Are you the Gatekeeper? I am the Keymaster. Okay, okay, I’m going to bed now.
+ + +
Before I fall asleep: tomorrow I am going to buy some GUITAR STRINGS. This, of course, has NOTHING to do with any nonsense about a Christina Aguilera hardcore cover band. Not at all. (I’m just stringing you along, Shane. Or am I?)
free magneto
Okay, okay, I’ve finally gotten around to supplying a free download of the “Magneto Was Right” t-shirt. The Omega Gang symbol on the back of the original is supplied separately. You can use these PDF files as the basis for a screenprint, or else print them on positive-reading iron-on-transfer paper (i.e. the stuff you don’t have to turn over to iron on). If you only have access to reverse-reading transfer paper and your printer driver doesn’t have the option to reverse your printouts, then download these here files. As so many people have noticed, if you’re going to iron it on, use a type of transfer paper that’s NOT billed as “appropriate for dark t-shirts”, otherwise you’ll be stuck with a white background.
a cry for help? what’s going on in my head??
Dream #1
Superhumans in captivity: a closed circuit television system watches a bunch of variously-powered people in caged enclosures. A zoo. Click. Some kind of fish-man. Click. An impossibly nimble Chinese woman does a reverse tumble along the top of a thin wall. Click. There’s an unspoken understanding that their biographies are like those of characters in a beat-em-up game like Streetfighter or Mortal Kombat. Suddenly I’ve become the Chinese woman, and all hell breaks loose as the captives all break through their individual enclosures and into each others’ habitats.

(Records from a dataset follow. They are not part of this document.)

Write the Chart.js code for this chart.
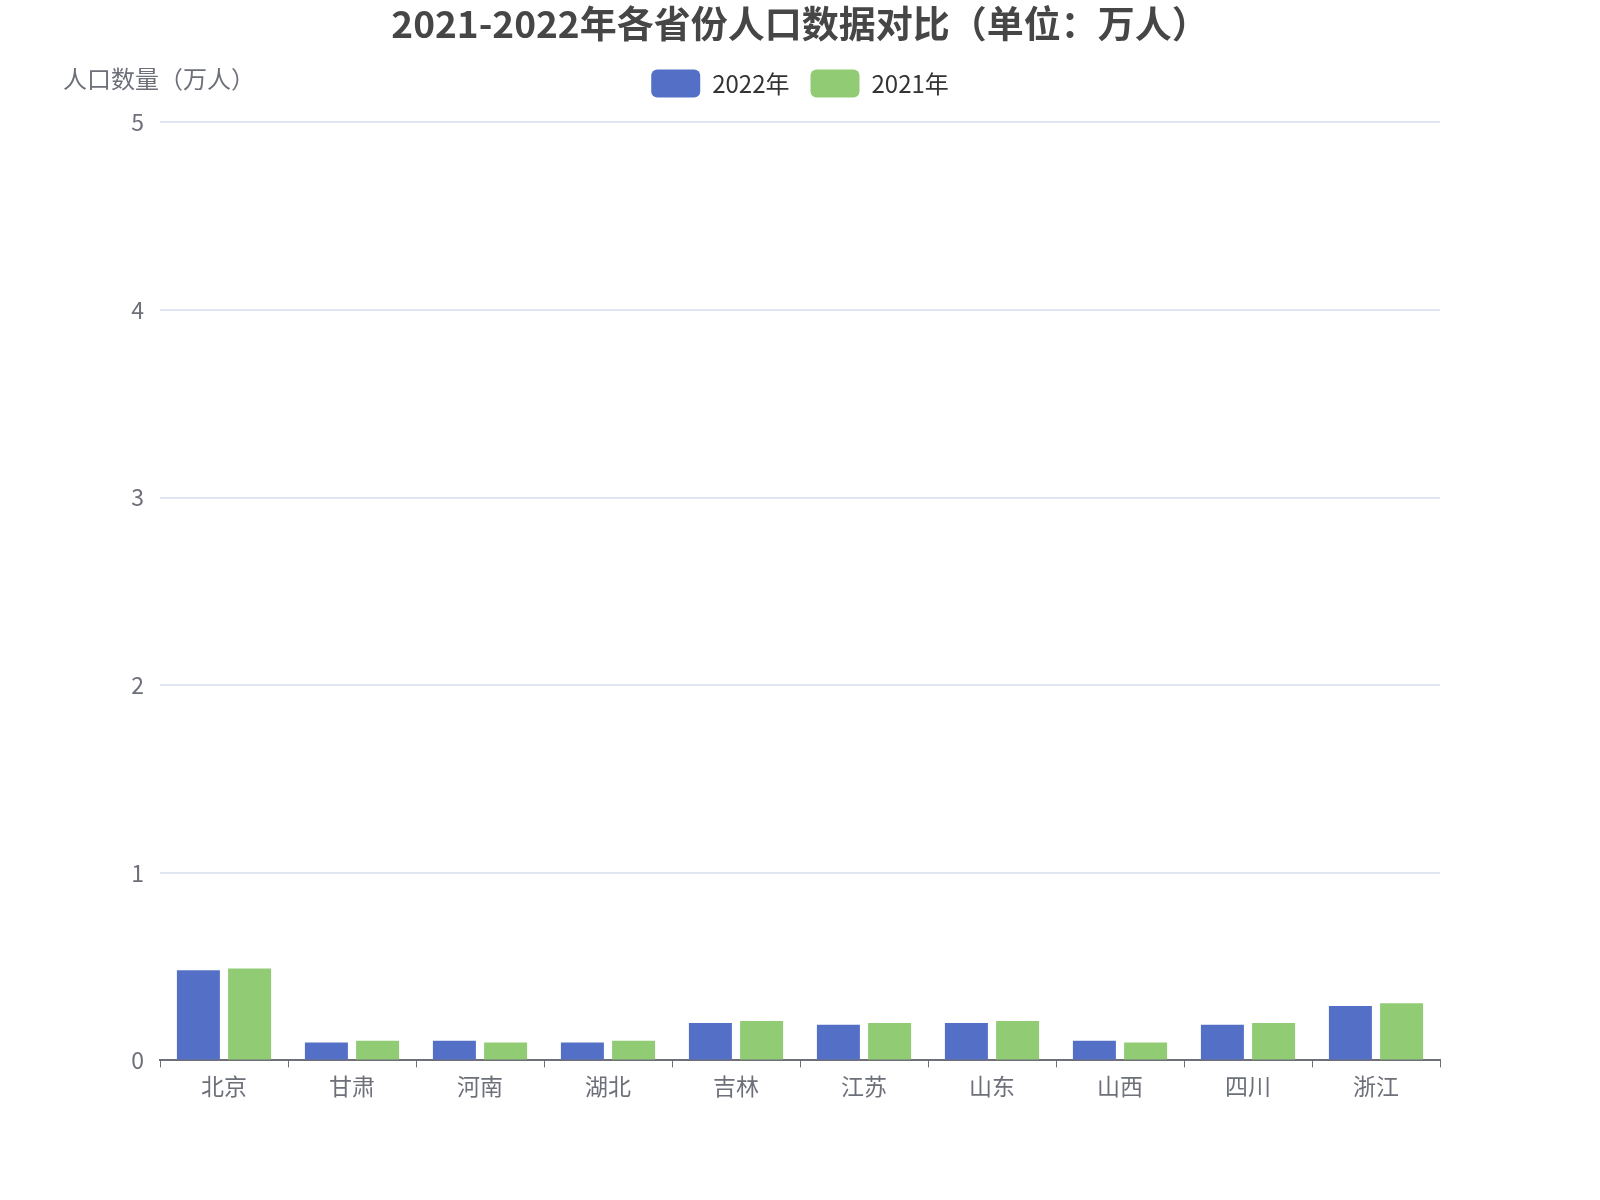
<!DOCTYPE html>
<html>
<head>
<meta charset="utf-8">
<script src="https://cdn.jsdelivr.net/npm/chart.js@4.4.0/dist/chart.umd.min.js"></script>
<style>
  html, body { margin: 0; padding: 0; background: #ffffff; }
  #wrap { width: 1600px; height: 1200px; }
</style>
</head>
<body>
<div id="wrap"><canvas id="myChart" width="1600" height="1200"></canvas></div>
<script>
// categories and values (万人)
const provinces = ['北京', '甘肃', '河南', '湖北', '吉林', '江苏', '山东', '山西', '四川', '浙江'];
const pop2022 = [0.48, 0.095, 0.105, 0.095, 0.2, 0.19, 0.2, 0.105, 0.19, 0.29];
const pop2021 = [0.49, 0.105, 0.095, 0.105, 0.21, 0.2, 0.21, 0.095, 0.2, 0.305];
const yTicks = [0, 1, 2, 3, 4, 5];

const fontFamily = '"Noto Sans CJK SC", "Noto Sans", sans-serif';
const labelColor = '#6e7079';

// y axis name, drawn horizontally above the axis like the original
const axisNamePlugin = {
    id: 'axisName',
    afterDraw(chart) {
        const ctx = chart.ctx;
        const area = chart.chartArea;
        ctx.save();
        ctx.font = '24px ' + fontFamily;
        ctx.fillStyle = labelColor;
        ctx.textAlign = 'center';
        ctx.textBaseline = 'middle';
        ctx.fillText('人口数量（万人）', area.left - 1, area.top - 44);
        ctx.restore();
    }
};

new Chart(document.getElementById('myChart'), {
    type: 'bar',
    data: {
        labels: provinces,
        datasets: [
            { label: '2022年', data: pop2022, backgroundColor: '#5470c6' },
            { label: '2021年', data: pop2021, backgroundColor: '#91cc75' }
        ]
    },
    options: {
        responsive: false,
        animation: false,
        devicePixelRatio: 1,
        categoryPercentage: 0.8,
        barPercentage: 0.84,
        layout: { padding: { left: 0, right: 0, top: 0, bottom: 95 } },
        plugins: {
            title: {
                display: true,
                text: '2021-2022年各省份人口数据对比（单位：万人）',
                color: '#464646',
                font: { family: fontFamily, size: 37, weight: 'bold' },
                padding: { top: 2, bottom: 2 }
            },
            legend: {
                display: true,
                labels: {
                    color: '#333333',
                    font: { family: fontFamily, size: 24 },
                    boxWidth: 49,
                    boxHeight: 28,
                    useBorderRadius: true,
                    borderRadius: 6,
                    padding: 21
                }
            },
            tooltip: { enabled: false }
        },
        scales: {
            x: {
                offset: true,
                grid: {
                    display: true,
                    offset: true,
                    drawOnChartArea: false,
                    drawTicks: true,
                    tickLength: 7,
                    color: labelColor
                },
                border: { display: true, color: labelColor, width: 2 },
                ticks: {
                    color: labelColor,
                    font: { family: fontFamily, size: 23 },
                    padding: 5
                }
            },
            y: {
                min: 0,
                max: 5,
                afterBuildTicks(scale) {
                    scale.ticks = yTicks.map(v => ({ value: v }));
                },
                afterFit(scale) {
                    scale.width = 160;
                },
                grid: { color: '#e0e6f1', lineWidth: 2, drawTicks: false },
                border: { display: false },
                ticks: {
                    color: labelColor,
                    font: { family: fontFamily, size: 23 },
                    padding: 16
                }
            },
            // empty right-hand gutter so title and legend stay centred on the page
            gutter: {
                type: 'linear',
                position: 'right',
                display: true,
                afterFit(scale) {
                    scale.width = 160;
                },
                grid: { display: false },
                border: { display: false },
                ticks: { display: false }
            }
        }
    },
    plugins: [axisNamePlugin, {
        id: 'legendGap',
        beforeInit(chart) {
            const fit = chart.legend.fit;
            chart.legend.fit = function () {
                fit.call(this);
                this.height += 15;
            };
        }
    }]
});
</script>
</body>
</html>
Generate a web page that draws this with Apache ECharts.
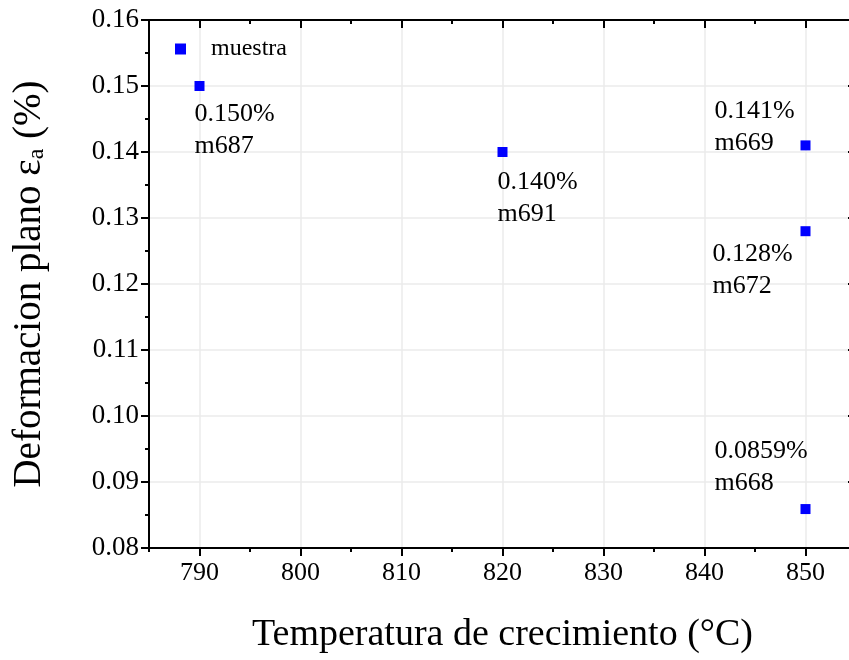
<!DOCTYPE html>
<html>
<head>
<meta charset="utf-8">
<script src="https://cdn.jsdelivr.net/npm/echarts@6/dist/echarts.min.js"></script>
<style>
  html, body { margin: 0; padding: 0; background: #fff; }
  #chart { width: 849px; height: 660px; }
</style>
</head>
<body>
<div id="chart"></div>
<script>
const temps = [790, 820, 850, 850, 850]
const strains = [0.150, 0.140, 0.141, 0.128, 0.0859]
const samples = ['m687', 'm691', 'm669', 'm672', 'm668']
const seriesName = 'muestra'

// where each label block sits relative to its marker (top-left of symbol box)
const labelSpots = [[0, 17], [0, 19], [-86, -45], [-88, 12], [-86, -69]]

const FONT = 'Liberation Serif, Times New Roman, serif'
const INK = '#000'
const GRID_LINE = { show: true, lineStyle: { color: '#ebebeb', width: 1.5 } }

const chart = echarts.init(document.getElementById('chart'))

const points = temps.map((t, i) => ({
  value: [t, strains[i]],
  label: {
    show: true,
    position: labelSpots[i],
    align: 'left',
    verticalAlign: 'top',
    color: INK,
    fontFamily: FONT,
    fontSize: 26,
    lineHeight: 32,
    formatter: () => strains[i].toPrecision(3) + '%\n' + samples[i],
  },
}))

const baseX = {
  type: 'value',
  min: 785,
  max: 855,
  axisLine: { show: true, onZero: false, lineStyle: { color: INK, width: 2 } },
  splitLine: { show: false },
  axisLabel: { show: false },
}

const option = {
  backgroundColor: '#fff',
  animation: false,
  grid: { left: 149, width: 707, top: 20, height: 528, containLabel: false, outerBoundsMode: 'none' },
  legend: {
    left: 170,
    top: 32,
    icon: 'rect',
    itemWidth: 11,
    itemHeight: 11,
    data: [seriesName],
    textStyle: { color: INK, fontFamily: FONT, fontSize: 24, padding: [0, 0, 0, 20] },
  },
  xAxis: [
    {
      ...baseX,
      position: 'bottom',
      splitNumber: 7,
      axisTick: { show: true, inside: false, length: 8, lineStyle: { color: INK, width: 2 } },
      splitLine: GRID_LINE,
      axisLabel: {
        show: true,
        showMinLabel: false,
        showMaxLabel: false,
        color: INK,
        fontFamily: FONT,
        fontSize: 26,
        margin: 12,
      },
      name: 'Temperatura de crecimiento (°C)',
      nameLocation: 'middle',
      nameGap: 68,
      nameTextStyle: { color: INK, fontFamily: FONT, fontSize: 38 },
    },
    {
      ...baseX,
      position: 'bottom',
      interval: 5,
      axisLine: { show: false, onZero: false },
      axisTick: { show: true, inside: false, length: 4, lineStyle: { color: INK, width: 2 } },
    },
    {
      ...baseX,
      position: 'top',
      splitNumber: 7,
      axisTick: { show: true, inside: true, length: 8, lineStyle: { color: INK, width: 2 } },
    },
    {
      ...baseX,
      position: 'top',
      interval: 5,
      axisLine: { show: false, onZero: false },
      axisTick: { show: true, inside: true, length: 4, lineStyle: { color: INK, width: 2 } },
    },
  ],
  yAxis: [
    {
      type: 'value',
      position: 'left',
      min: 0.08,
      max: 0.16,
      interval: 0.01,
      axisLine: { show: true, onZero: false, lineStyle: { color: INK, width: 2 } },
      axisTick: { show: true, inside: false, length: 8, lineStyle: { color: INK, width: 2 } },
      minorTick: { show: true, splitNumber: 2, length: 4, lineStyle: { color: INK, width: 2 } },
      splitLine: GRID_LINE,
      axisLabel: {
        color: INK,
        fontFamily: FONT,
        fontSize: 27,
        margin: 10,
        formatter: (v) => v.toFixed(2),
      },
      name: 'Deformacion plano ε{sub|a} (%)',
      nameLocation: 'middle',
      nameGap: 100,
      nameTextStyle: {
        color: INK,
        fontFamily: FONT,
        fontSize: 39,
        lineHeight: 39,
        rich: {
          sub: { fontFamily: FONT, fontSize: 24, lineHeight: 24, verticalAlign: 'bottom', color: INK },
        },
      },
    },
    {
      type: 'value',
      position: 'right',
      min: 0.08,
      max: 0.16,
      interval: 0.01,
      axisLine: { show: false, onZero: false },
      axisTick: { show: true, inside: true, length: 8, lineStyle: { color: INK, width: 2 } },
      minorTick: { show: true, splitNumber: 2, length: 4, lineStyle: { color: INK, width: 2 } },
      splitLine: { show: false },
      axisLabel: { show: false },
    },
  ],
  series: [
    {
      name: seriesName,
      type: 'scatter',
      xAxisIndex: 0,
      yAxisIndex: 0,
      symbol: 'rect',
      symbolSize: 10,
      itemStyle: { color: '#0000ff', opacity: 1 },
      data: points,
    },
  ],
}

chart.setOption(option)
</script>
</body>
</html>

I’m face to face with the fish man — his torso looks just like a salmon fillet — and I suddenly discover my Special Attack Move: like Mr Snow from Planetary, I extend my hands and freeze Salmon Fillet Man dead.
Dream #2
It’s Virginia in the 19th Century. An aristocratic Skeet Ulrich, in bumpy demon-face, strangles a 15-year-old boy, who slumps to the floor of the courtyard, lifeless. Blood sweating in a strange pattern from his palms, Ulrich places his hands on what seems to be some ornamental gothic masonry and pours energy into them, creating two Hellhounds. These slavering beasts, whose eyes are horribly black and round, are made to kill his wife. My party of men arrives, though, and somehow this changes Ulrich’s schedule, even though we appear familiar. His demon-face receding, he pronounces his Hellhounds imperfect and corrrupted, and hands me two droppers of poison. I stand nervously on an upholstered armchair as the Hellhounds snap upward at me, and I let small droplets of poison fall into their mouths…
Hours later, in silhouette: the boy’s body lies on a wheeled stretcher in a morgue. Curtains part, and a woman leans into view. She whispers:
”Whore! Whoreboy! I need a piece of you.”
Still in silhouette, we see a pseudopod blossom out of his back and through the stretcher on which he lies, and it faces upwards, listening, flowering into some kind of sensory organ, like a huge orchid. It is here we realise that he is a kind of doubled being — his tentacled monster-half always on his back, but usually hidden. Perhaps we are all like this. The woman leaves. As she moves out of frame, more silhouetted tentacles extend from him like a plant growing at hyperspeed, tending toward her as young shoots do toward the sun, in a kind of inhuman desire.